Often only 10% discount at my local Tesco, max 20% except evening/Sunday afternoon bread products significantly cheaper.
Tesco usually do 3 sets of reductions
Morning say 10am ish, 12-25%
Afternoon around 2pm, 25-50% ish
Evening around 7pm, blanket 75%
Aldi and Lidl seem to both do 30% during the day and then 70% an hour or so before closing.
Sainsbury's and Morrisons seem more random
M&S used to be the worst for taking off a pittance, but I feel that Tesco are now in this position.
which cleverly don't have sell-by dates on the packages
All the fresh fruit and veg ive seen that supposedly no lonfer has a sell by date does, but it's clevely coded so instead of saying 04/10, it now says something like J4 (J being the 10th letter ie October, and 4 for the 4th).
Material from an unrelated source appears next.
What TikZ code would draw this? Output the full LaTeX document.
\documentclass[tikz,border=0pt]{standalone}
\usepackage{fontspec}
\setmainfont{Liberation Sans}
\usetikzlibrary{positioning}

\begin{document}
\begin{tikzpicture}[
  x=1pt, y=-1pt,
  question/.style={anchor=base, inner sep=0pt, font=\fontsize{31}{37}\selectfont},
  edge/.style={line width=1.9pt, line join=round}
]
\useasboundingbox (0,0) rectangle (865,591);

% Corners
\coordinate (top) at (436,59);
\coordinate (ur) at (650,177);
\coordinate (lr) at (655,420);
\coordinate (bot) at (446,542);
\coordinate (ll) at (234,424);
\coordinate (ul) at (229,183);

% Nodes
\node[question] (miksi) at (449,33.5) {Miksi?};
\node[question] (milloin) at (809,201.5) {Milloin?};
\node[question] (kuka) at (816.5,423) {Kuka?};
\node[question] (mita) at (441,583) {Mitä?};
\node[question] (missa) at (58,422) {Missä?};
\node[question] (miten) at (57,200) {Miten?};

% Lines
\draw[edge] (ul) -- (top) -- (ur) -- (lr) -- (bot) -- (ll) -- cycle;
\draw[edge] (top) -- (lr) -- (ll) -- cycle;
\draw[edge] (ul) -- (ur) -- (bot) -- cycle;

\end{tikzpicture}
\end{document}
At least I've noticed that with things like sealed bags of apples and pears in Tesco and with bags of carrots in Sainsbury's.
It used to be the 7pm 'battle' as they would gather up all the stuff around 6pm, stick another yellow sticker on them and put it back out at 7pm. There was always a bit of a rush to get the best deals - one of the cheapest I ever got was some pastries (can't remember now but I think it was pork pies) marked down to 1p. Apparently they couldn't mark them as free as they had to have something to scan. Biggest percentage discount was the big £5 boxes of strawberries marked down to 20p.
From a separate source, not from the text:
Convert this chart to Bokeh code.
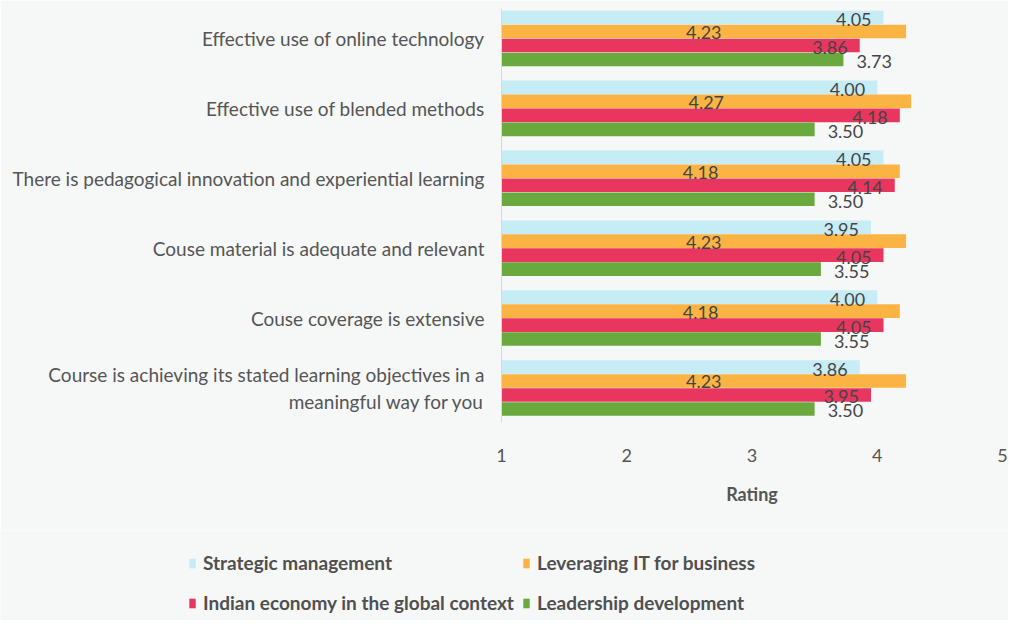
from bokeh.plotting import figure
from bokeh.models import ColumnDataSource, Range1d, FixedTicker, Legend, LegendItem, LabelSet
from bokeh.layouts import column
from bokeh.transform import dodge
from bokeh.core.properties import value
from bokeh.embed import file_html
from bokeh.resources import INLINE

categories = [
    "Effective use of online technology",
    "Effective use of blended methods",
    "There is pedagogical innovation and experiential learning",
    "Couse material is adequate and relevant",
    "Couse coverage is extensive",
    "Course is achieving its stated learning objectives in a meaningful way for you",
]
series_names = [
    "Strategic management",
    "Leveraging IT for business",
    "Indian economy in the global context",
    "Leadership development",
]
strategic_management = [4.05, 4.00, 4.05, 3.95, 4.00, 3.86]
leveraging_it = [4.23, 4.27, 4.18, 4.23, 4.18, 4.23]
indian_economy = [3.86, 4.18, 4.14, 4.05, 4.05, 3.95]
leadership_dev = [3.73, 3.50, 3.50, 3.55, 3.55, 3.50]
x_ticks = [1, 2, 3, 4, 5]

colors = ["#c6ecf6", "#fbb444", "#e9365f", "#6aa93e"]
series_values = [strategic_management, leveraging_it, indian_economy, leadership_dev]
offsets = [-0.3, -0.1, 0.1, 0.3]

BG = "#f6f7f7"
FONT = "Lato"

p = figure(width=1008, height=530, output_backend="svg", toolbar_location=None,
           x_range=Range1d(1, 5), y_range=Range1d(5.494, -0.429),
           min_border_left=501, min_border_right=6, min_border_top=8, min_border_bottom=108,
           background_fill_color=BG, border_fill_color=BG, outline_line_color=None,
           frame_align=False)

ypos = list(range(len(categories)))
sources = []
for name, vals, col, off in zip(series_names, series_values, colors, offsets):
    src = ColumnDataSource(dict(
        y=ypos, v=vals, mid=[(1 + v) / 2 for v in vals],
        lab=["%.2f" % v for v in vals]))
    sources.append(src)
    p.hbar(y=dodge("y", off), left=1, right="v", height=0.195, source=src,
           fill_color=col, line_color=None)
    if name == "Leveraging IT for business":
        ls = LabelSet(x="mid", y=dodge("y", off), text="lab", source=src,
                      text_align="center", text_baseline="middle", y_offset=-1)
    elif name == "Leadership development":
        ls = LabelSet(x="v", y=dodge("y", off), text="lab", source=src,
                      text_align="left", text_baseline="middle", x_offset=13, y_offset=-2)
    else:
        ls = LabelSet(x="v", y=dodge("y", off), text="lab", source=src,
                      text_align="right", text_baseline="middle", x_offset=-12, y_offset=-2)
    ls.text_font = value(FONT)
    ls.text_font_size = value("18px")
    ls.text_color = value("#454545")
    p.add_layout(ls)

p.grid.visible = False

# x axis
xa = p.xaxis[0]
xa.ticker = FixedTicker(ticks=x_ticks)
xa.axis_line_color = None
xa.major_tick_line_color = None
xa.minor_tick_line_color = None
xa.major_label_standoff = 20
xa.major_label_text_font = FONT
xa.major_label_text_font_size = "18px"
xa.major_label_text_color = "#555555"
xa.axis_label = "Rating"
xa.axis_label_text_font = FONT
xa.axis_label_text_font_style = "bold"
xa.axis_label_text_font_size = "18px"
xa.axis_label_text_color = "#555555"
xa.axis_label_standoff = 18

# y axis
ya = p.yaxis[0]
ya.ticker = FixedTicker(ticks=ypos)
overrides = {i: c for i, c in enumerate(categories)}
overrides[5] = "Course is achieving its stated learning objectives in a\nmeaningful way for you"
ya.major_label_overrides = overrides
ya.axis_line_color = "#d8dada"
ya.major_tick_line_color = None
ya.minor_tick_line_color = None
ya.major_label_standoff = 11
ya.major_label_text_font = FONT
ya.major_label_text_font_size = "19px"
ya.major_label_text_color = "#555555"

# legend strip below the chart (its own frame, so the legend is not clipped)
lf = figure(width=1008, height=90, output_backend="svg", toolbar_location=None,
            x_axis_location=None, y_axis_location=None,
            x_range=Range1d(1, 5), y_range=Range1d(100, 101),
            min_border_left=0, min_border_right=0, min_border_top=0, min_border_bottom=0,
            background_fill_color=BG, border_fill_color=BG, outline_line_color=None,
            frame_align=False)
lf.grid.visible = False
legend_renderers = []
for src, col, off in zip(sources, colors, offsets):
    # same series; the strip's y range shows none of the bars, only the legend keys
    legend_renderers.append(lf.hbar(y=dodge("y", off), left=1, right="v", height=0.195,
                                    source=src, fill_color=col, line_color=None))

legend_locs = [(188, 46), (522, 46), (188, 6), (522, 6)]
for name, r, loc in zip(series_names, legend_renderers, legend_locs):
    lg = Legend(items=[LegendItem(label=name, renderers=[r])],
                location=loc, padding=0, margin=0, border_line_color=None,
                background_fill_alpha=0, glyph_width=8, glyph_height=12, label_standoff=7,
                label_height=20, label_text_font=FONT, label_text_font_style="bold",
                label_text_font_size="19px", label_text_color="#505050")
    lf.add_layout(lg, "center")

layout = column(p, lf, spacing=0)
open("out.html", "w").write(file_html(layout, INLINE))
Of late I think they've starting putting things out at different times to avoid the scrum.
I understand during the pandemic, the unions put pressure on management due to various incidents with reductions being put out and 'scrums' developing, though such incidents have been mentioned before in the media
One staff member I know told me there was an agreement to transition away from putting reductions out to customers and in future items would be offered to staff and charities only.